La comunicazione a senso unico

In una tipica campagna elettorale italiana la comunicazione viaggia quasi interamente a senso unico, cioè dai candidati ai cittadini, nel senso che i candidati elaborano proposte su cui gli elettori non possono esprimere il proprio parere in tempo reale. Nel senso opposto, dai cittadini ai candidati, fluisce informazione solo con modalità indirette. Per esempio, l’andamento della raccolta dei fondi, il grado di partecipazione ai comizi e alle assemblee, i comunicati sui giornali, i sondaggi, le prese di posizione delle associazioni, eccetera, possono far capire al candidato, ma solo in maniera alquanto imprecisa, quanto il suo messaggio sia più o meno apprezzato dagli elettori. La sequenzializzazione delle primarie e la convention, invece, colmano questa lacuna. La sequenzializzazione aumenta esponenzialmente il numero di occasioni di incontro tra candidati ed elettori, e costringe i candidati a percorrere il territorio in lungo e in largo con frequenza e sistematicità, per allacciare rapporti diretti con gli elettori, poiché tutti gli elettori sono potenziali donatori. Inoltre, i risultati elettorali delle prime consultazioni della sequenza sono dati veri, non presunti come i sondaggi, cruciali per impostare il prosieguo della campagna elettorale delle primarie, correggere la strategia in corsa, enfatizzare alcuni aspetti del proprio messaggio politico e accantonarne altri, in modo da sintonizzarsi meglio con gli elettori. La convention è anche l’occasione ufficiale nella quale gli elettori si esprimono, per voce dei loro delegati, sulle proposte programmatiche e le regole del partito.

In un sistema in cui manca questo meccanismo articolato di interazione tra candidati ed elettori, gli elettori si vedono costretti a valutare proposte avanzate da altri, ma non ne possono formulare di proprie. La loro partecipazione si riduce a quella di un pubblico televisivo rispetto ai programmi televisivi: può decidere quali guardare, può così valutare indirettamente quei programmi, premiandone alcuni e magari condannando altri alla cancellazione immediata, ma non può formulare proposte proprie: è una partecipazione passiva.

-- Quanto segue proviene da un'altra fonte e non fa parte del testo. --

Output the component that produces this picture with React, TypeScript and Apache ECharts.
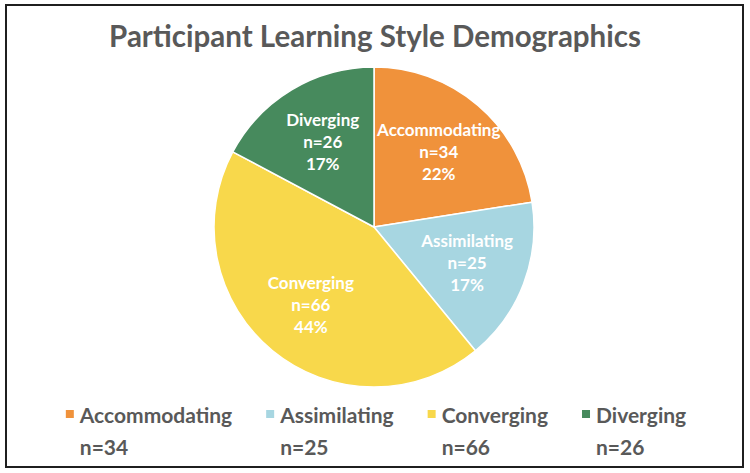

In un contesto come questo, cosa può fare un cittadino insoddisfatto dello spettro di proposte presentate dai partiti chiusi e dai loro candidati, cioè il “palinsesto politico”? La prima possibilità è quella di impegnarsi in politica in prima persona. La maniera apparentemente più semplice è iscriversi a un partito, intraprendere la carriera politica e, magari, un giorno, candidarsi alle elezioni. Il tutto, notiamo, solo per avere la possibilità di avanzare proposte proprie, invece che accontentarsi di valutare quelle altrui, perché i partiti esistenti di fatto non glielo permettono, o glielo permettono soltanto in linea di principio, costellando quel permesso con una serie di regole pratiche e procedure farraginose che di fatto gli negano il diritto di esprimersi. Abbiamo visto cosa vuol dire entrare in un partito italiano e che tipo di persone vengono “promosse” e selezionate dagli apparati. Chi entra si trova proiettato in una struttura dalle regole e procedure dubbie e oscure, senza alcuna forma di controllo esterno ed imparziale. Invece che confrontarsi con gli elettori, con il popolo, viene assorbito in un mondo di tessere, comitati, apparati, capi-partito e “organi dirigenti”. Un percorso inutilmente tortuoso, senza fine e senza sbocchi, lo condurrebbe inevitabilmente alla rinuncia o all’omologazione. Non solo, in molti casi i partiti non danno agli elettori la possibilità di accedere direttamente alle candidature, ma metteranno il nostro volenteroso cittadino a “fare la fila”, dientro a “quelli che aspettano da molto più tempo di lui”, perché “si sono datti da fare per il partito”. Se il cittadino in questione volesse insistere ad impegnarsi in politica in prima persona, posto che non gli sia passata la voglia nel frattempo, la seconda possibilità sarebbe quella di fondare dal nulla un proprio movimento o partito. Sempre e solamente, lo ripetiamo, per avere la possibilità di esprimersi. Un sistema che riduce la libertà di espressione e il diritto di partecipazione dei cittadini al diritto di scendere in campo in prima persona o fondare partiti propri, è soltanto l’ennesimo sistema “diverso dalla dittatura, dal totalitarismo, dalla monarchia, eccetera”, ma non è una democrazia rappresentativa. Primo perché non è rappresentativo, secondo perché non è democratico, cioè non dà il potere al popolo. Per realizzare la democrazia rappresentativa non basta superare la dittatura e gli altri sistemi palesemente non-democratici.